In an op-ed Friday in The Washington Post, George Conway, Trevor Potter and Neal Katyal blasted Hatch for his comment to CNN. Conway is a lawyer who is married to White House counselor Kellyanne Conway; Potter is a former Republican chairman of the Federal Election Commission; and Katyal is the former acting solicitor general under President Barack Obama.
"As individuals who have devoted their lives to nonpartisan enforcement of the law, we cannot think of a more dispiriting statement. Hatch is wrong about every aspect of this statement," they wrote. "The accusations against Trump come from career prosecutors in the U.S. Attorney's Office for the Southern District of New York (otherwise known as Trump's own Justice Department). But the more important point is this: We will rue the day a senator trotted out such callousness about federal felonies."
On Friday, Hatch said he regretted his comments.
"At a time when faith in so many of our institutions is at an all-time low, I regret speaking imprudently," Hatch said Friday. "I don't believe the President broke the law, but one of the core principles of our country is that no one is above the law.

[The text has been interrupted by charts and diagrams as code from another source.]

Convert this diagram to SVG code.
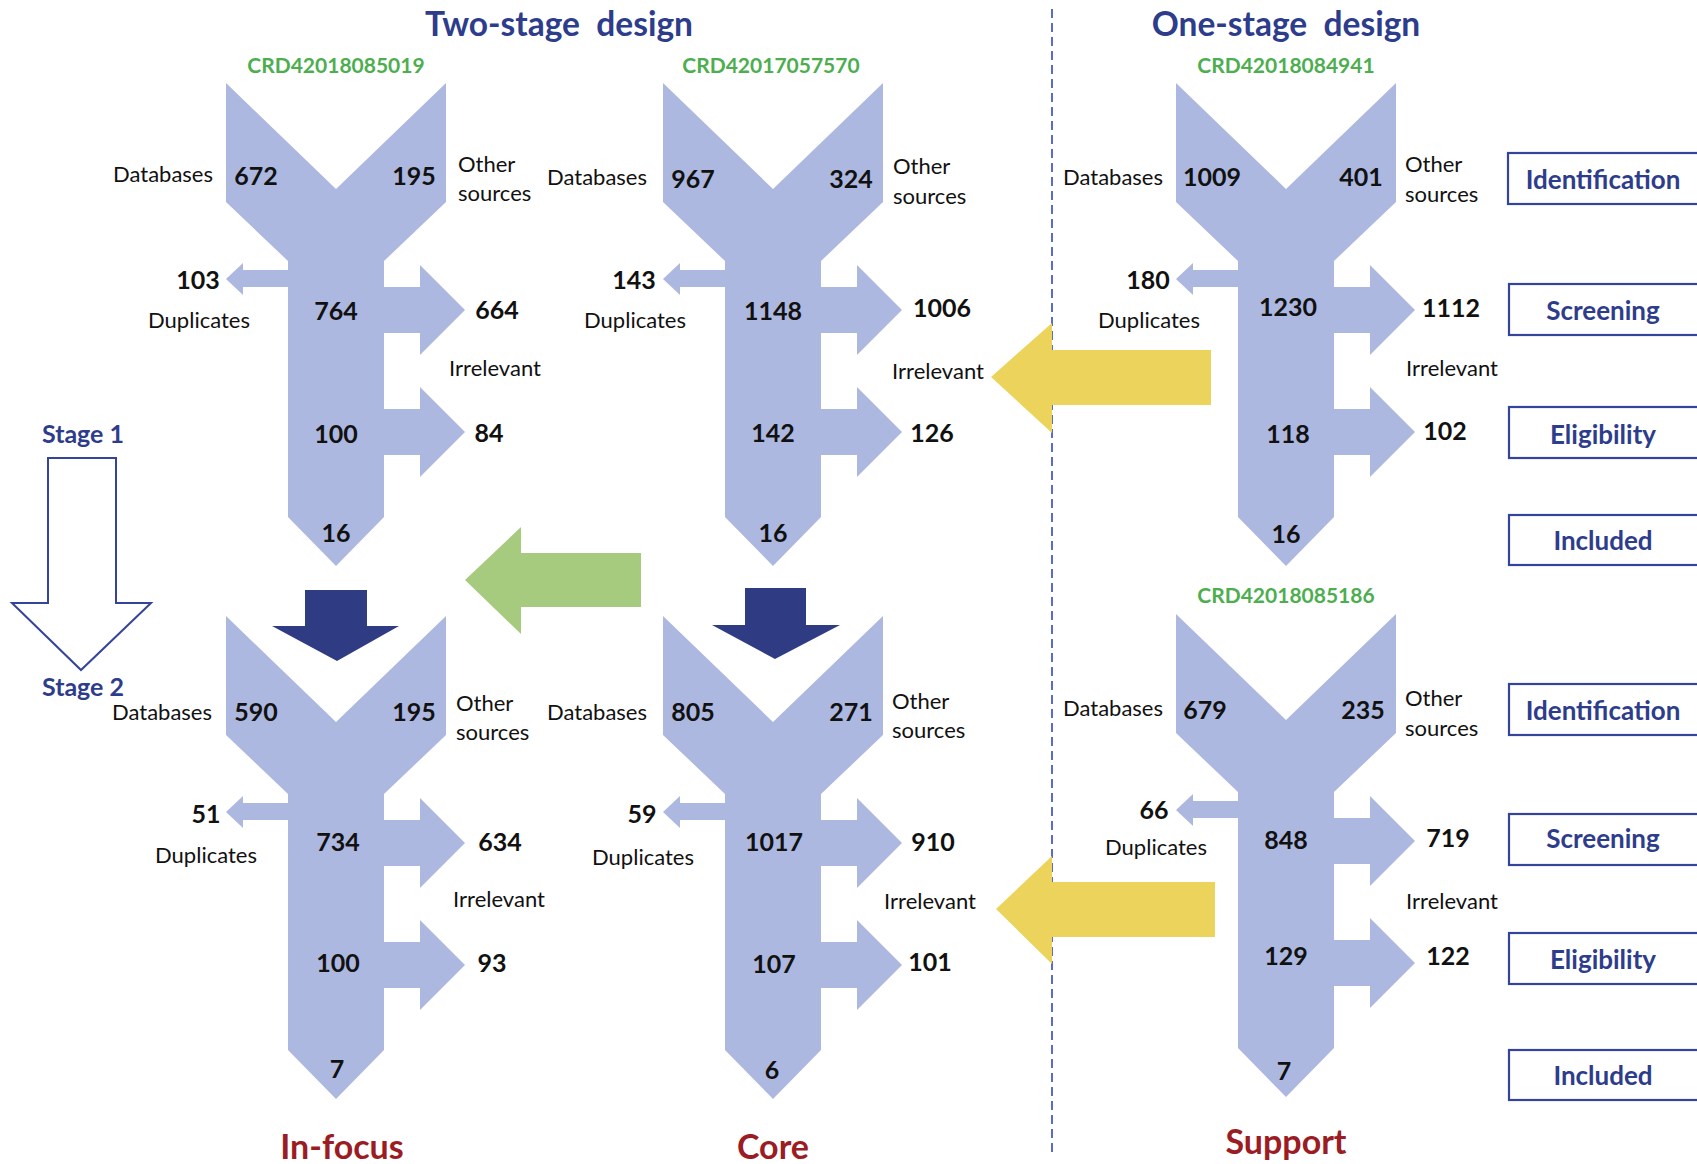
<svg xmlns="http://www.w3.org/2000/svg" xmlns:xlink="http://www.w3.org/1999/xlink" width="1697" height="1164" viewBox="0 0 1697 1164">
<style>
text{font-family:Lato,"Open Sans","Liberation Sans",sans-serif;}
.title{font-size:33.5px;font-weight:bold;fill:#2E3C8C;text-anchor:middle;}
.crd{font-size:21px;font-weight:bold;fill:#4DAE4F;text-anchor:middle;}
.num{font-size:25px;font-weight:bold;fill:#111;text-anchor:middle;}
.lbl{font-size:22px;fill:#111;}
.end{text-anchor:end;}
.mid{text-anchor:middle;}
.grp{font-size:34px;font-weight:bold;fill:#9B1C22;text-anchor:middle;}
.box{fill:#fff;stroke:#34449A;stroke-width:2.2;}
.boxt{font-size:26px;font-weight:bold;fill:#2E3C8C;text-anchor:middle;}
.stage{font-size:25px;font-weight:bold;fill:#2E3C8C;text-anchor:middle;}
.fun{fill:#ADB8E0;}
</style>
<defs>
<path id="funnel" d="M -110 0 L 0 106 L 110 0 L 110 119 L 48 178 L 48 204 L 84 204 L 84 182 L 129 227 L 84 272 L 84 250 L 48 250 L 48 326 L 84 326 L 84 304 L 129 349 L 84 394 L 84 372 L 48 372 L 48 434 L 0 483 L -48 434 L -48 204 L -93 204 L -93 212 L -110 196 L -93 180 L -93 187 L -48 187 L -48 178 L -110 119 Z"/>
</defs>

<g id="titles">
<text class="title" x="559" y="36" xml:space="preserve">Two-stage  design</text>
<text class="title" x="1286" y="36" xml:space="preserve">One-stage  design</text>
</g>

<g id="divider">
<line x1="1052" y1="9" x2="1052" y2="1153" stroke="#4A5CC4" stroke-width="1.8" stroke-dasharray="9 5"/>
</g>

<g id="funnel-infocus-1">
<use xlink:href="#funnel" class="fun" transform="translate(336,83)"/>
<text class="crd" x="336" y="73">CRD42018085019</text>
<text class="lbl end" x="213" y="182">Databases</text>
<text class="num" x="256" y="185">672</text>
<text class="num" x="414" y="185">195</text>
<text class="lbl" x="458" y="172">Other</text>
<text class="lbl" x="458" y="201">sources</text>
<text class="num" x="198" y="289">103</text>
<text class="lbl mid" x="199" y="328">Duplicates</text>
<text class="num" x="336" y="320">764</text>
<text class="num" x="497" y="319">664</text>
<text class="lbl mid" x="495" y="376">Irrelevant</text>
<text class="num" x="336" y="443">100</text>
<text class="num" x="489" y="442">84</text>
<text class="num" x="336" y="542">16</text>
</g>

<g id="funnel-core-1">
<use xlink:href="#funnel" class="fun" transform="translate(773,83)"/>
<text class="crd" x="771" y="73">CRD42017057570</text>
<text class="lbl end" x="647" y="185">Databases</text>
<text class="num" x="693" y="188">967</text>
<text class="num" x="851" y="188">324</text>
<text class="lbl" x="893" y="174">Other</text>
<text class="lbl" x="893" y="204">sources</text>
<text class="num" x="634" y="289">143</text>
<text class="lbl mid" x="635" y="328">Duplicates</text>
<text class="num" x="773" y="320">1148</text>
<text class="num" x="942" y="317">1006</text>
<text class="lbl mid" x="938" y="379">Irrelevant</text>
<text class="num" x="773" y="442">142</text>
<text class="num" x="932" y="442">126</text>
<text class="num" x="773" y="542">16</text>
</g>

<g id="funnel-support-1">
<use xlink:href="#funnel" class="fun" transform="translate(1286,83)"/>
<text class="crd" x="1286" y="73">CRD42018084941</text>
<text class="lbl end" x="1163" y="185">Databases</text>
<text class="num" x="1212" y="186">1009</text>
<text class="num" x="1361" y="186">401</text>
<text class="lbl" x="1405" y="172">Other</text>
<text class="lbl" x="1405" y="202">sources</text>
<text class="num" x="1148" y="289">180</text>
<text class="lbl mid" x="1149" y="328">Duplicates</text>
<text class="num" x="1288" y="316">1230</text>
<text class="num" x="1451" y="317">1112</text>
<text class="lbl mid" x="1452" y="376">Irrelevant</text>
<text class="num" x="1288" y="443">118</text>
<text class="num" x="1445" y="440">102</text>
<text class="num" x="1286" y="543">16</text>
</g>

<g id="funnel-infocus-2">
<use xlink:href="#funnel" class="fun" transform="translate(336,616)"/>
<text class="lbl end" x="212" y="720">Databases</text>
<text class="num" x="256" y="721">590</text>
<text class="num" x="414" y="721">195</text>
<text class="lbl" x="456" y="711">Other</text>
<text class="lbl" x="456" y="740">sources</text>
<text class="num" x="206" y="823">51</text>
<text class="lbl mid" x="206" y="863">Duplicates</text>
<text class="num" x="338" y="851">734</text>
<text class="num" x="500" y="851">634</text>
<text class="lbl mid" x="499" y="907">Irrelevant</text>
<text class="num" x="338" y="972">100</text>
<text class="num" x="492" y="972">93</text>
<text class="num" x="337" y="1078">7</text>
</g>

<g id="funnel-core-2">
<use xlink:href="#funnel" class="fun" transform="translate(773,616)"/>
<text class="lbl end" x="647" y="720">Databases</text>
<text class="num" x="693" y="721">805</text>
<text class="num" x="851" y="721">271</text>
<text class="lbl" x="892" y="709">Other</text>
<text class="lbl" x="892" y="738">sources</text>
<text class="num" x="642" y="823">59</text>
<text class="lbl mid" x="643" y="865">Duplicates</text>
<text class="num" x="774" y="851">1017</text>
<text class="num" x="933" y="851">910</text>
<text class="lbl mid" x="930" y="909">Irrelevant</text>
<text class="num" x="774" y="973">107</text>
<text class="num" x="930" y="971">101</text>
<text class="num" x="772" y="1079">6</text>
</g>

<g id="funnel-support-2">
<use xlink:href="#funnel" class="fun" transform="translate(1286,614)"/>
<text class="crd" x="1286" y="603">CRD42018085186</text>
<text class="lbl end" x="1163" y="716">Databases</text>
<text class="num" x="1205" y="719">679</text>
<text class="num" x="1363" y="719">235</text>
<text class="lbl" x="1405" y="706">Other</text>
<text class="lbl" x="1405" y="736">sources</text>
<text class="num" x="1154" y="819">66</text>
<text class="lbl mid" x="1156" y="855">Duplicates</text>
<text class="num" x="1286" y="849">848</text>
<text class="num" x="1448" y="847">719</text>
<text class="lbl mid" x="1452" y="909">Irrelevant</text>
<text class="num" x="1286" y="965">129</text>
<text class="num" x="1448" y="965">122</text>
<text class="num" x="1284" y="1080">7</text>
</g>

<g id="connectors">
<path d="M 305 590 L 367 590 L 367 626 L 399 626 L 337 661 L 272 626 L 305 626 Z" fill="#2F3C84"/>
<path d="M 745 588 L 806 588 L 806 625 L 840 625 L 775 659 L 712 625 L 745 625 Z" fill="#2F3C84"/>
<path d="M 641 553 L 641 607 L 521 607 L 521 634 L 465 580 L 521 527 L 521 553 Z" fill="#A6CB7E"/>
<path d="M 1211 350 L 1211 405 L 1052 405 L 1052 433 L 991 377 L 1052 323 L 1052 350 Z" fill="#ECD45C"/>
<path d="M 1215 882 L 1215 937 L 1052 937 L 1052 964 L 996 909 L 1052 856 L 1052 882 Z" fill="#ECD45C"/>
</g>

<g id="stage-arrow">
<path d="M 48 458 L 116 458 L 116 603 L 151 603 L 81 670 L 12 603 L 48 603 Z" fill="#fff" stroke="#34449A" stroke-width="2"/>
<text class="stage" x="83" y="443">Stage 1</text>
<text class="stage" x="83" y="696">Stage 2</text>
</g>

<g id="phase-boxes">
<rect class="box" x="1508" y="153" width="200" height="51"/>
<text class="boxt" x="1603" y="189">Identification</text>
<rect class="box" x="1509" y="284" width="200" height="51"/>
<text class="boxt" x="1603" y="320">Screening</text>
<rect class="box" x="1509" y="407" width="200" height="51"/>
<text class="boxt" x="1603" y="444">Eligibility</text>
<rect class="box" x="1509" y="515" width="200" height="50"/>
<text class="boxt" x="1603" y="550">Included</text>
<rect class="box" x="1509" y="684" width="200" height="51"/>
<text class="boxt" x="1603" y="720">Identification</text>
<rect class="box" x="1509" y="814" width="200" height="51"/>
<text class="boxt" x="1603" y="848">Screening</text>
<rect class="box" x="1509" y="933" width="200" height="51"/>
<text class="boxt" x="1603" y="969">Eligibility</text>
<rect class="box" x="1509" y="1050" width="200" height="50"/>
<text class="boxt" x="1603" y="1085">Included</text>
</g>

<g id="group-labels">
<text class="grp" x="342" y="1159">In-focus</text>
<text class="grp" x="773" y="1159">Core</text>
<text class="grp" x="1286" y="1154">Support</text>
</g>
</svg>
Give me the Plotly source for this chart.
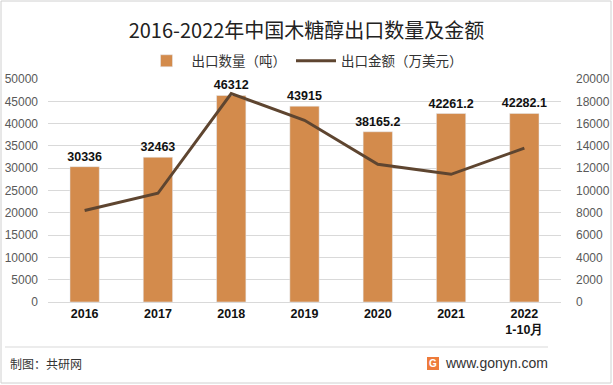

That means anyone who does break the law should face appropriate consequences."
Trump has denied any wrongdoing and the alleged affairs.
Hatch said that he believes Mueller should be able to complete his investigation into Russian interference in the 2016 election.
"I continue to believe that, and when we see Mueller's full report and the complete filings from the New York U.S. Attorney's office, we can determine the path forward,” the Utah Republican said. "While I believe the president has succeeded in a number of important policy areas, that success is separate from the validity of these investigations, which I believe should be allowed to run their course."
Hatch, who’s retiring from Congress at the end of the year since serving in it since 1977, delivered his farewell address on the Senate floor this week.